The FBI has asked for personal items of Gabby Petito's fiancé, Brian Laundrie that might have his DNA, the Laundries' family lawyer said.

During the agency's visit to the family home, "The FBI requested some personal items belonging to Brian Laundrie to assist them with DNA matching and Brian's parents provided the FBI with what they could," the Laundries' lawyer, Steven Bertolino, told reporters.

FBI agents returned to the Florida home Laundrie shared with his parents on Sunday. Footage showed at least two agents could be seen at the home and one had a bag in his hand.




Laundrie's parents told authorities on September 17 that the 23-year-old left their home days earlier with his backpack and said he was headed to the Carlton Reserve.

Since then, investigators have scoured the Carlton Reserve, the "vast and unforgiving" 25,000 acres of swampland that's home to alligators and snakes. Drones, dive teams and bloodhounds joined in the extensive search effort, according to the North Port Police Department.

"I don't think you're going to see those large-scale types of efforts this week. The FBI is now leading the search. I'm told it will be scaled back and targeted based on intelligence," police spokesman Josh Taylor said.



Gabby Petito, 22, and Laundrie, 23, had been road-tripping in a white van from New York through the US West over the summer and documented their travel on social media.

Those posts abruptly stopped in late August, and Laundrie returned to his North Port, Florida, home on September 1 in their van without Petito, whose family reported her missing September 11.

Investigators found Petito’s body on September 19.
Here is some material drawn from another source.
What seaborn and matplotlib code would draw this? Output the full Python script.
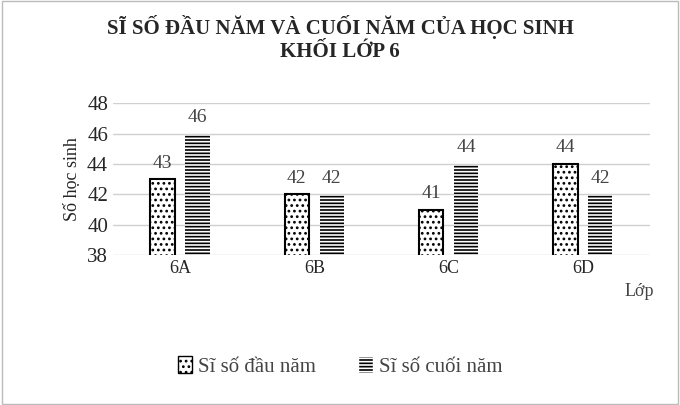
import matplotlib
matplotlib.use("Agg")
import matplotlib.pyplot as plt
import seaborn as sns
import pandas as pd
from matplotlib.patches import Rectangle

classes = ["6A", "6B", "6C", "6D"]
dau_nam = [43, 42, 41, 44]
cuoi_nam = [46, 42, 44, 42]
series = ["Sĩ số đầu năm", "Sĩ số cuối năm"]

df = pd.DataFrame({
    "Lớp": classes * 2,
    "value": dau_nam + cuoi_nam,
    "series": [series[0]] * 4 + [series[1]] * 4,
})

sns.set_style("white")
plt.rcParams["font.family"] = ["Liberation Serif", "DejaVu Serif"]
plt.rcParams["hatch.linewidth"] = 1.2

fig = plt.figure(figsize=(6.8, 4.05), dpi=100)
ax = fig.add_axes([0.166, 0.37, 0.79, 0.375])
sns.barplot(data=df, x="Lớp", y="value", hue="series", ax=ax, width=0.44,
            palette=["white", "black"], legend=False, saturation=1)

for i, p in enumerate(ax.patches[:8]):
    w = p.get_width()
    p.set_width(w * 0.82)
    if i < 4:
        p.set_hatch("...")
        p.set_edgecolor("black")
        p.set_linewidth(1.5)
    else:
        p.set_x(p.get_x() + w * 0.18)
        p.set_facecolor("black")
        p.set_hatch("-----")
        p.set_edgecolor("white")
        p.set_linewidth(0)
    h = p.get_height()
    ax.text(p.get_x() + p.get_width() / 2, h + 0.5, f"{int(h)}", ha="center",
            va="bottom", fontsize=14, color="#444444")

ax.set_ylim(38, 48)
ax.set_yticks(range(38, 49, 2))
ax.tick_params(axis="y", labelsize=15, length=0)
ax.tick_params(axis="x", labelsize=13, length=0)
ax.yaxis.grid(True, color="#d0d0d0", linewidth=1)
ax.set_axisbelow(True)
for s in ax.spines.values():
    s.set_visible(False)
ax.set_xlabel("")
ax.set_ylabel("Số học sinh", fontsize=13)
fig.text(0.94, 0.27, "Lớp", fontsize=13, color="#444444", ha="center")

fig.text(0.5, 0.905, "SĨ SỐ ĐẦU NĂM VÀ CUỐI NĂM CỦA HỌC SINH\nKHỐI LỚP 6",
         ha="center", va="center", fontsize=15, fontweight="bold", linespacing=1.25)

h1 = Rectangle((0, 0), 1, 1, facecolor="white", edgecolor="black", hatch="...")
h2 = Rectangle((0, 0), 1, 1, facecolor="black", edgecolor="white", hatch="-----")
fig.legend([h1, h2], series, loc="center", bbox_to_anchor=(0.5, 0.095), ncol=2,
           frameon=False, fontsize=15, handlelength=0.7, handleheight=0.9,
           columnspacing=2.0, handletextpad=0.3, labelcolor="#444444")

fig.patches.append(Rectangle((0.003, 0.003), 0.994, 0.994, transform=fig.transFigure,
                             fill=False, edgecolor="#bbbbbb", linewidth=1))
fig.savefig("out.png", dpi=100)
Laundrie faces a federal warrant for his arrest for the "use of unauthorized devices" stemming from his actions following Petito's death. Laundrie allegedly used a debit card and PIN number for accounts that did not belong to him for charges exceeding $1,000 between the dates of August 30 and September 1, according to a federal indictment.

Two separate rewards totaling $30,000 have been offered to anyone who provides law enforcement officials with Laundrie's whereabouts.